Scene graphics are a big laugh today. The so-called "top graphicians" in the pc scene seem to be very fond of 24bit. Their favourite tool is Photoshop. And why? Probably because it's so damn easy to knock up a great picture this way. All you need is a scanner, some basic knowledge of Photoshop and some smart thinking, and there you go: great looking picture. It is perfectly possible to make a completely copied image without anyone ever noticing it, providing you're smart enough not to use too obviously copied motifs. Using multiple source images also helps a great deal. Someone is probably going to say that I'm making all this up, but please take my word as a professional graphic designer. It has happened before, even I did this at one point in my career when I needed money badly, and it will happen again. I feel sorry for the "true" 24bit artists, I won't be able to fully appreciate their work. Blame it on the lamers... Or prove that you're up to the real thing by handpixelling stuff in lowcolor modes.

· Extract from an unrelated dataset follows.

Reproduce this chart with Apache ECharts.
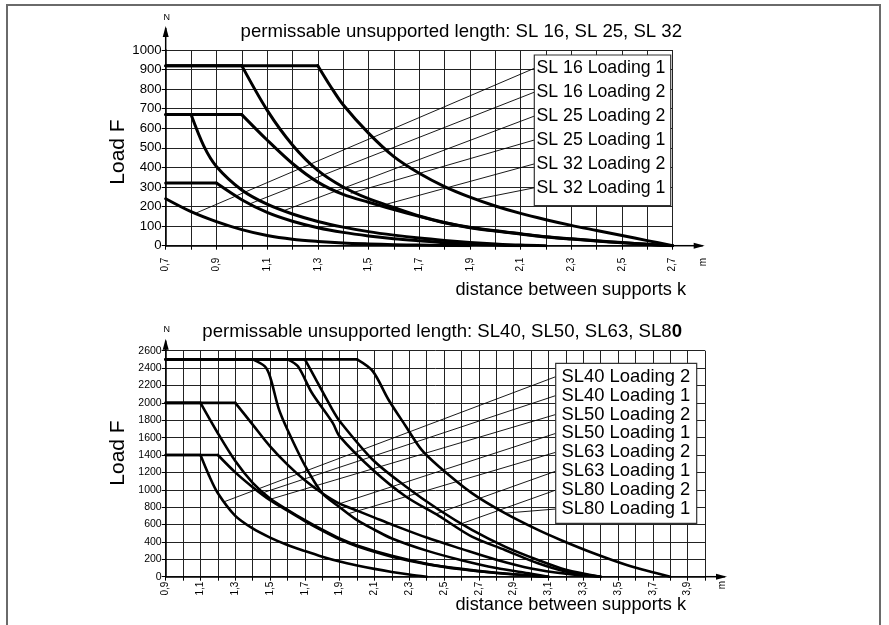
<!DOCTYPE html>
<html><head><meta charset="utf-8">
<script src="https://cdn.jsdelivr.net/npm/echarts@6/dist/echarts.min.js"></script>
<style>html,body{margin:0;padding:0;background:#fff}#c{width:889px;height:625px}</style>
</head><body><div id="c"></div>
<script>
// ---------- DATA ----------
const topTitle = 'permissable unsupported length: SL 16, SL 25, SL 32';
const topLegend = ['SL 16 Loading 1','SL 16 Loading 2','SL 25 Loading 2','SL 25 Loading 1','SL 32 Loading 2','SL 32 Loading 1'];
const topYTicks = [0, 1000, 100];   // min, max, step
const topXTicks = [0.7, 2.7, 0.1];
// [k in m, F in N]
const sl16L1 = [[0.7,240],[0.8,174],[0.9,123],[1.0,82],[1.1,52],[1.2,33],[1.3,22],[1.4,14],[1.5,9],[1.6,5],[1.7,3],[1.8,1],[1.9,0]];
const sl16L2 = [[0.7,320],[0.9,320],[1.0,235],[1.1,170],[1.2,125],[1.3,92],[1.4,68],[1.5,50],[1.6,36],[1.7,25],[1.8,15],[1.9,8],[2.0,3],[2.1,0]];
const sl25L2 = [[0.7,670],[0.8,670],[0.85,510],[0.9,405],[1.0,285],[1.1,212],[1.2,162],[1.3,124],[1.4,95],[1.5,72],[1.6,54],[1.7,39],[1.8,27],[1.9,17],[2.0,9],[2.1,3],[2.2,0]];
const sl25L1 = [[0.7,670],[1.0,670],[1.1,540],[1.2,420],[1.3,325],[1.4,262],[1.5,222],[1.6,185],[1.7,150],[1.8,117],[1.9,92],[2.0,75],[2.1,60],[2.2,45],[2.3,34],[2.4,24],[2.5,15],[2.6,7],[2.7,0]];
const sl32L2 = [[0.7,920],[1.0,920],[1.1,693],[1.2,515],[1.3,385],[1.4,300],[1.5,240],[1.6,195],[1.7,152],[1.8,119],[1.9,94],[2.0,76],[2.1,61],[2.2,46],[2.3,35],[2.4,25],[2.5,16],[2.6,7],[2.7,0]];
const sl32L1 = [[0.7,920],[1.3,920],[1.35,815],[1.4,720],[1.5,575],[1.6,455],[1.7,370],[1.8,302],[1.9,248],[2.0,203],[2.1,165],[2.2,133],[2.3,104],[2.4,78],[2.5,52],[2.6,26],[2.7,0]];
const topCurves = [sl16L1, sl16L2, sl25L2, sl25L1, sl32L2, sl32L1];
// leader line start points [k, F] for each legend row
const topLeaders = [[0.82,167],[1.03,213],[1.17,181],[1.43,268],[1.56,208],[1.93,238]];

const botTitle = 'permissable unsupported length: SL40, SL50, SL63, SL8';
const botTitleBold = '0';
const botLegend = ['SL40 Loading 2','SL40 Loading 1','SL50 Loading 2','SL50 Loading 1','SL63 Loading 2','SL63 Loading 1','SL80 Loading 2','SL80 Loading 1'];
const botYTicks = [0, 2600, 200];
const botXTicks = [0.9, 4.0, 0.1];
const sl40L2 = [[0.9,1400],[1.1,1400],[1.15,1160],[1.2,960],[1.3,700],[1.4,555],[1.5,450],[1.6,365],[1.7,295],[1.8,230],[1.9,175],[2.0,130],[2.1,90],[2.2,55],[2.3,25],[2.4,0]];
const sl40L1 = [[0.9,1400],[1.2,1400],[1.3,1200],[1.4,1030],[1.5,880],[1.6,760],[1.7,640],[1.8,530],[1.9,430],[2.0,350],[2.2,230],[2.4,145],[2.6,85],[2.8,42],[3.0,12],[3.1,0]];
const sl50L2 = [[0.9,2000],[1.1,2000],[1.2,1650],[1.3,1330],[1.4,1080],[1.5,900],[1.6,770],[1.7,650],[1.8,540],[1.9,440],[2.0,360],[2.2,240],[2.4,150],[2.6,90],[2.8,45],[3.0,12],[3.1,0]];
const sl50L1 = [[0.9,2000],[1.3,2000],[1.4,1750],[1.5,1500],[1.6,1290],[1.7,1110],[1.8,960],[1.9,840],[2.0,760],[2.1,680],[2.2,600],[2.4,450],[2.6,320],[2.8,195],[3.0,95],[3.2,35],[3.4,0]];
const sl63L2 = [[0.9,2500],[1.4,2500],[1.47,2420],[1.5,2300],[1.55,1930],[1.6,1690],[1.7,1280],[1.8,960],[1.9,800],[2.0,650],[2.1,540],[2.2,440],[2.4,300],[2.6,190],[2.8,100],[3.0,35],[3.1,0]];
const sl63L1 = [[0.9,2500],[1.6,2500],[1.66,2420],[1.74,2116],[1.86,1770],[1.9,1615],[2.09,1231],[2.28,923],[2.47,700],[2.66,461],[2.85,308],[3.04,154],[3.2,60],[3.4,0]];
const sl80L2 = [[0.9,2500],[1.7,2500],[1.763,2270],[1.858,1923],[1.9,1790],[2.09,1346],[2.28,1038],[2.47,770],[2.66,538],[2.85,346],[3.04,192],[3.2,80],[3.4,0]];
const sl80L1 = [[0.9,2500],[2.0,2500],[2.09,2365],[2.18,2039],[2.28,1731],[2.37,1462],[2.47,1269],[2.66,962],[2.85,731],[3.04,538],[3.17,423],[3.36,270],[3.55,135],[3.7,50],[3.8,0]];
const botCurves = [sl40L2, sl40L1, sl50L2, sl50L1, sl63L2, sl63L1, sl80L2, sl80L1];
const botLeaders = [[1.24,865],[1.45,960],[1.5,890],[1.9,840],[1.95,725],[2.45,720],[2.6,610],[2.85,731]];

// ---------- CHART ----------
const FONT = '"Liberation Sans", Arial, sans-serif';
const chart = echarts.init(document.getElementById('c'));
const fmt = v => { const t = Math.round(v * 10); return (t % 2 === 1) ? v.toFixed(1).replace('.', ',') : ''; };

function xAx(g, t, margin) {
  return { type:'value', gridIndex:g, min:t[0], max:t[1], interval:t[2],
    axisLine:{ onZero:false, lineStyle:{ color:'#000', width:1.5 } },
    axisTick:{ length:4, lineStyle:{ color:'#000' } },
    axisLabel:{ rotate:90, fontSize:10, fontFamily:FONT, color:'#000', margin:margin, formatter:fmt, showMaxLabel:true, showMinLabel:true },
    splitLine:{ show:true, lineStyle:{ color:'#222', width:1 } } };
}
function yAx(g, t, fs) {
  return { type:'value', gridIndex:g, min:t[0], max:t[1], interval:t[2],
    axisLine:{ show:true, lineStyle:{ color:'#000', width:1.5 } },
    axisTick:{ show:true, length:4, lineStyle:{ color:'#000' } },
    axisLabel:{ fontSize:fs, fontFamily:FONT, color:'#000', margin:4, formatter: v => String(v) },
    splitLine:{ show:true, lineStyle:{ color:'#222', width:1 } } };
}
// each curve: straight plateau part + smooth decaying part (split at the end of the plateau)
const series = [];
function addCurve(d, g, w, name) {
  let c = 0;
  while (c + 1 < d.length && d[c + 1][1] === d[0][1]) c++;
  const base = { type:'line', xAxisIndex:g, yAxisIndex:g, symbol:'none', lineStyle:{ color:'#000', width:w, cap:'round', join:'round' }, z:5, name:name, silent:true };
  if (c > 0) series.push(Object.assign({}, base, { data:d.slice(0, c + 1), smooth:false }));
  series.push(Object.assign({}, base, { data:d.slice(c), smooth:0.3 }));
}
topCurves.forEach((d, i) => addCurve(d, 0, 3, topLegend[i]));
botCurves.forEach((d, i) => addCurve(d, 1, 2.6, botLegend[i]));

chart.setOption({
  animation:false,
  backgroundColor:'#fff',
  grid:[ { left:165.7, top:50, width:507, height:195.7 },
         { left:165.7, top:350.7, width:539.3, height:226 } ],
  xAxis:[ xAx(0, topXTicks, 12), xAx(1, botXTicks, 5) ],
  yAxis:[ yAx(0, topYTicks, 13.2), yAx(1, botYTicks, 10.5) ],
  series: series
});

// ---------- ANNOTATIONS ----------
const P = (g, p) => chart.convertToPixel({ gridIndex:g }, p);
const gr = [];
gr.push({ type:'rect', shape:{ x:7, y:5, width:873, height:660 }, style:{ fill:'none', stroke:'#6a6a6a', lineWidth:2 }, z:1 });
function arrows(g, xmin, xmax, ymax, xExt, yExt, mPos, nPos) {
  const xr = P(g, [xmax, 0]); const x0 = P(g, [xmin, 0]); const yt = P(g, [xmin, ymax]);
  gr.push({ type:'line', shape:{ x1:xr[0], y1:xr[1], x2:xr[0] + xExt, y2:xr[1] }, style:{ stroke:'#000', lineWidth:1.5 }, z:10 });
  gr.push({ type:'polygon', shape:{ points:[[xr[0]+xExt+2, xr[1]], [xr[0]+xExt-9, xr[1]-3], [xr[0]+xExt-9, xr[1]+3]] }, style:{ fill:'#000' }, z:10 });
  gr.push({ type:'line', shape:{ x1:x0[0], y1:yt[1], x2:x0[0], y2:yt[1] - yExt }, style:{ stroke:'#000', lineWidth:1.5 }, z:10 });
  gr.push({ type:'polygon', shape:{ points:[[x0[0], yt[1]-yExt-2], [x0[0]-3, yt[1]-yExt+9], [x0[0]+3, yt[1]-yExt+9]] }, style:{ fill:'#000' }, z:10 });
  gr.push({ type:'text', x:x0[0]+1, y:nPos, style:{ text:'N', font:'9px ' + FONT, fill:'#000', textAlign:'center', textVerticalAlign:'middle' }, z:10 });
  gr.push({ type:'text', x:mPos[0], y:mPos[1], rotation:Math.PI/2, style:{ text:'m', font:'10px ' + FONT, fill:'#000', textAlign:'center', textVerticalAlign:'middle' }, z:10 });
}
arrows(0, topXTicks[0], topXTicks[1], topYTicks[1], 30, 22, [703, 262], 18);
arrows(1, botXTicks[0], botXTicks[1], botYTicks[1], 20, 10, [722, 585], 330);

gr.push({ type:'text', x:682, y:31.5, style:{ text:topTitle, font:'18.6px ' + FONT, fill:'#000', textAlign:'right', textVerticalAlign:'middle' }, z:10 });
gr.push({ type:'text', x:682, y:331.5, style:{ text:'{n|' + botTitle + '}{b|' + botTitleBold + '}', rich:{ n:{ font:'18.6px ' + FONT, fill:'#000' }, b:{ font:'bold 18.6px ' + FONT, fill:'#000' } }, textAlign:'right', textVerticalAlign:'middle' }, z:10 });
gr.push({ type:'text', x:686, y:290, style:{ text:'distance between supports k', font:'18.2px ' + FONT, fill:'#000', textAlign:'right', textVerticalAlign:'middle' }, z:10 });
gr.push({ type:'text', x:686, y:605, style:{ text:'distance between supports k', font:'18.2px ' + FONT, fill:'#000', textAlign:'right', textVerticalAlign:'middle' }, z:10 });
gr.push({ type:'text', x:118, y:152, rotation:Math.PI/2, style:{ text:'Load F', font:'21px ' + FONT, fill:'#000', textAlign:'center', textVerticalAlign:'middle' }, z:10 });
gr.push({ type:'text', x:118, y:453, rotation:Math.PI/2, style:{ text:'Load F', font:'21px ' + FONT, fill:'#000', textAlign:'center', textVerticalAlign:'middle' }, z:10 });

function legendBox(g, box, labels, leaders, textX, rowY, step, fs) {
  gr.push({ type:'rect', shape:{ x:box[0], y:box[1], width:box[2]-box[0], height:box[3]-box[1] }, style:{ fill:'#fff', stroke:'#333', lineWidth:1.2 }, z:12 });
  labels.forEach((t, i) => {
    const y = rowY + i * step;
    gr.push({ type:'text', x:textX, y:y, style:{ text:t, font:fs + 'px ' + FONT, fill:'#000', textAlign:'left', textVerticalAlign:'middle' }, z:13 });
    const s = P(g, leaders[i]);
    gr.push({ type:'line', shape:{ x1:s[0], y1:s[1], x2:box[0], y2:y }, style:{ stroke:'#000', lineWidth:0.9 }, z:11 });
  });
}
legendBox(0, [534.3, 55, 670.7, 205.7], topLegend, topLeaders, 536.5, 68.3, 23.9, 17.7);
legendBox(1, [555.7, 363.3, 696.7, 523.3], botLegend, botLeaders, 561.5, 376.7, 18.9, 18.4);

chart.setOption({ graphic: gr });
</script>
</body></html>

Anyone still here? If you managed to take this much criticism, then it's probably time for some more positive words now. I really like the fact that there are still people taking the thing we started over a decade ago further. I for one would have never guessed that there would ever be a second or even third generation of demosceners, so respect out to all who are scening today. But please, please, please try to keep up at least some of the old spirit. Demos will always be changing, but the pc scene is growing more and more towards a state where one would rather call it a "clip scene" than a true demoscene, and that's a bad thing imho. Scening is about two things, and no more than that: fun and breaking barriers. So if you manage to have a lot of fun while trying to break the barriers of what is supposed to be possible on your machine, you've got it all.

Keep it real, oldskool until you die!